Europe on the margins?

On the other side of the Atlantic, Europe remains in a prolonged energy standstill. European hydrocarbon demand and consumption data provide no encouragement, despite timid signs of growth in the gas segment. After problems in the refining sector, the upstream segment is also seeing the departure of major players, who are mostly being replaced by private equity investment, especially in the North Sea. Big players like Engie and Dong Energy have recently abandoned the North Sea. The former sold USD 4 billion in assets to Neptune, a firm owned by American and Chinese banks, and the latter has sold all its positions to the British chemicals company Ineos, which has also acquired the offshore Forties pipeline system from BP. Royal Dutch Shell, in line with its massive disinvestment plan to dispose of USD 30 billion of upstream assets, has also reduced its operating presence in the area, receiving USD 3.8 billion dollars from the sale of fields containing 115 thousand boe/d to Chrysaor. Finally, Maersk’s departure from the Danish offshore sector and sale of its historic assets to Total is also significant, not least of all in emotional terms because Maersk is Copenhagen based. These deals not only show the increasing marginality of Europe for major global players but also represent a major strategic alarm bell. Without forward-looking investments Europe risks a further contraction in its production capacity that would threaten the energy security of the entire bloc, which is already highly dependent on foreign imports.
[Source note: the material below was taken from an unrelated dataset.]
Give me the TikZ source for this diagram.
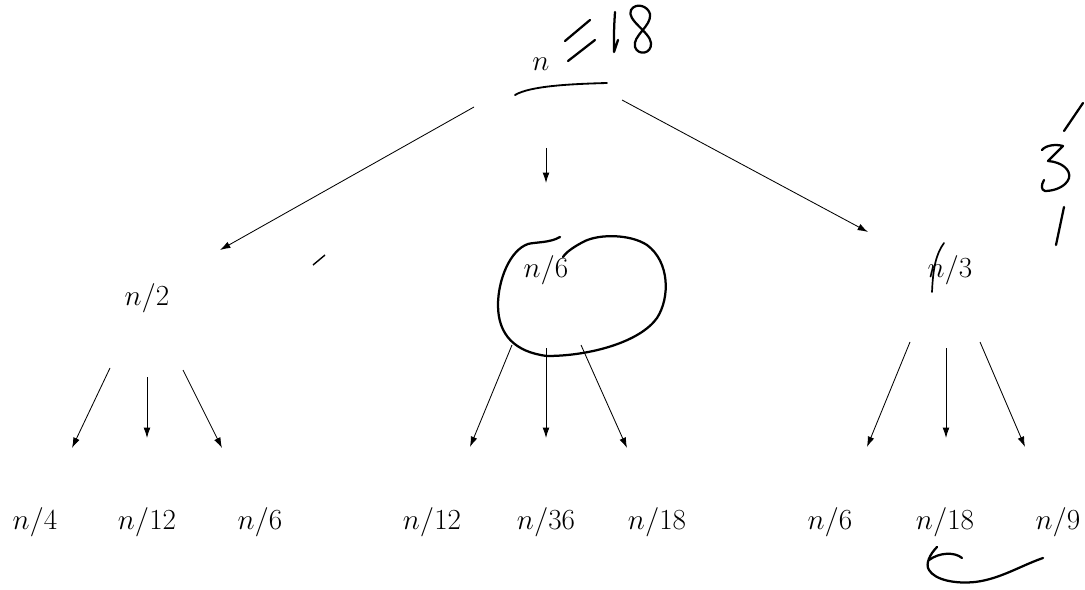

Asia still in search of an identity

The future of the Asian continent remains uncertain. Obviously, in terms of fundamentals and market prospects, everything points east. With population and consumption growth, rapid rates of urbanization and vehicle ownership, Asia clearly has the perfect recipe for a substantial increase in hydrocarbon demand. However, despite solid foundations and exciting prospects, a significant consolidation of industrial balances in the region is yet to materialise. At the moment, the Western majors hold about USD 40 billion dollars of capacity and assets in Asia, which they would be ready to liquidate given adequate financial returns. Nevertheless, investments and transactions in the region seem to be pointing strongly towards the low-carbon segment. In 2016 over half the transactions in the energy sector related to renewable energies—wind, solar, hydroelectric and geothermal —and to electric transport, which is growing rapidly compared to previous years. Returning to the oil sector, it should be underlined that the major traditional producers, which are little inclined to make regional investments in the upstream sector, are moving to intercept the inevitable rise in demand in the region. And if American unconventional continues to dominate the supply side, there are a number of large national oil companies ready to invest in refining and downstream. Following on from Rosneft’s mega-deal in India in late 2016 (USD 12 billion for the acquisition of Essar Oil), at the start of the year Saudi Aramco signed a USD 7 billion deal with Petronas to acquire 50 percent of the RAPID (Refinery and Petrochemical Integrated) project, which can process 300 thousand barrels of crude oil a day and produce nearly 8 million tons of petrochemical products a year. Here, too, there is a chance for the growing competitiveness of U.S. oil products to make gains, and only huge investment in the region can slow down the advance of the stars and stripes beyond American borders.